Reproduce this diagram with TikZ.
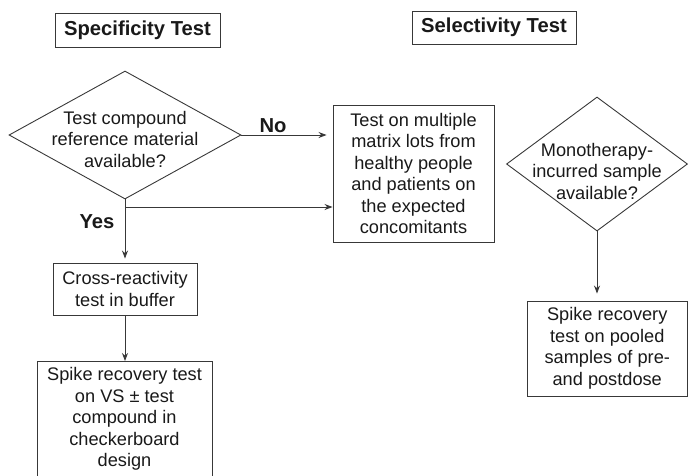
\documentclass[tikz,border=0pt]{standalone}
\usepackage{fontspec}
\setmainfont{Liberation Sans}
\usetikzlibrary{shapes.geometric,arrows.meta}
\begin{document}
\begin{tikzpicture}[x=1pt,y=-1pt,
  every node/.style={font=\fontsize{18.2}{21.5}\selectfont, text=black!90},
  box/.style={draw=black!78, line width=0.9pt, align=center, inner sep=0pt},
  dia/.style={diamond, draw=black!78, line width=0.9pt, inner sep=0pt},
  title/.style={box, font=\fontsize{20.2}{22}\selectfont\bfseries},
  lbl/.style={font=\fontsize{20.2}{22}\selectfont\bfseries},
  arr/.style={draw=black!78, line width=0.9pt, -{Stealth[length=8pt,width=6pt]}},
]
\useasboundingbox (0,0) rectangle (688,475);
\clip (0,0) rectangle (688,475);

% titles
\node[title, minimum width=165, minimum height=34] (spec) at (137.5,30) {Specificity Test};
\node[title, minimum width=164, minimum height=33] (sel) at (494,27.5) {Selectivity Test};

% decision 1
\node[dia, minimum width=232, minimum height=128] (d1) at (125,135) {};
\node[align=center] (d1t) at (125,139) {Test compound\\reference material\\available?};

% middle box
\node[box, minimum width=161, minimum height=137] (mid) at (413.5,173.5)
  {Test on multiple\\matrix lots from\\healthy people\\and patients on\\the expected\\concomitants};

% decision 2
\node[dia, minimum width=181, minimum height=134] (d2) at (597,164) {};
\node[align=center] (d2t) at (597,171) {Monotherapy-\\incurred sample\\available?};

% cross-reactivity
\node[box, minimum width=144, minimum height=52] (cross) at (125,289) {Cross-reactivity\\test in buffer};

% spike recovery (left)
\node[box, minimum width=175, minimum height=135, anchor=north] (sp1) at (124.5,361) {};
\node[align=center, anchor=north] (sp1t) at (124.5,364)
  {Spike recovery test\\on VS ± test\\compound in\\checkerboard\\design};

% spike recovery (right)
\node[box, minimum width=160.5, minimum height=95] (sp2) at (607.25,348.5)
  {Spike recovery\\test on pooled\\samples of pre-\\and postdose};

% labels
\node[lbl] (no) at (273,126) {No};
\node[lbl] (yes) at (97,222) {Yes};

% connectors
\coordinate (j) at (125,207);
\draw[arr, shorten >=6pt] (d1.east) -- (d1.east -| mid.west);
\draw[arr, shorten >=4pt] (d1.south) -- (d1.south |- cross.north);
\draw[arr] (j) -- (j -| mid.west);
\draw[arr] (cross.south) -- (cross.south |- sp1.north);
\draw[arr, shorten >=7pt] (d2.south) -- (d2.south |- sp2.north);
\end{tikzpicture}
\end{document}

= = =

Task:
Leave the pictures out and please restate exactly the lines running from the start of the material through the one with "recovery test\\on VS".

Solution:
Reproduce this diagram with TikZ.
\documentclass[tikz,border=0pt]{standalone}
\usepackage{fontspec}
\setmainfont{Liberation Sans}
\usetikzlibrary{shapes.geometric,arrows.meta}
\begin{document}
\begin{tikzpicture}[x=1pt,y=-1pt,
  every node/.style={font=\fontsize{18.2}{21.5}\selectfont, text=black!90},
  box/.style={draw=black!78, line width=0.9pt, align=center, inner sep=0pt},
  dia/.style={diamond, draw=black!78, line width=0.9pt, inner sep=0pt},
  title/.style={box, font=\fontsize{20.2}{22}\selectfont\bfseries},
  lbl/.style={font=\fontsize{20.2}{22}\selectfont\bfseries},
  arr/.style={draw=black!78, line width=0.9pt, -{Stealth[length=8pt,width=6pt]}},
]
\useasboundingbox (0,0) rectangle (688,475);
\clip (0,0) rectangle (688,475);

% titles
\node[title, minimum width=165, minimum height=34] (spec) at (137.5,30) {Specificity Test};
\node[title, minimum width=164, minimum height=33] (sel) at (494,27.5) {Selectivity Test};

% decision 1
\node[dia, minimum width=232, minimum height=128] (d1) at (125,135) {};
\node[align=center] (d1t) at (125,139) {Test compound\\reference material\\available?};

% middle box
\node[box, minimum width=161, minimum height=137] (mid) at (413.5,173.5)
  {Test on multiple\\matrix lots from\\healthy people\\and patients on\\the expected\\concomitants};

% decision 2
\node[dia, minimum width=181, minimum height=134] (d2) at (597,164) {};
\node[align=center] (d2t) at (597,171) {Monotherapy-\\incurred sample\\available?};

% cross-reactivity
\node[box, minimum width=144, minimum height=52] (cross) at (125,289) {Cross-reactivity\\test in buffer};

% spike recovery (left)
\node[box, minimum width=175, minimum height=135, anchor=north] (sp1) at (124.5,361) {};
\node[align=center, anchor=north] (sp1t) at (124.5,364)
  {Spike recovery test\\on VS ± test\\compound in\\checkerboard\\design};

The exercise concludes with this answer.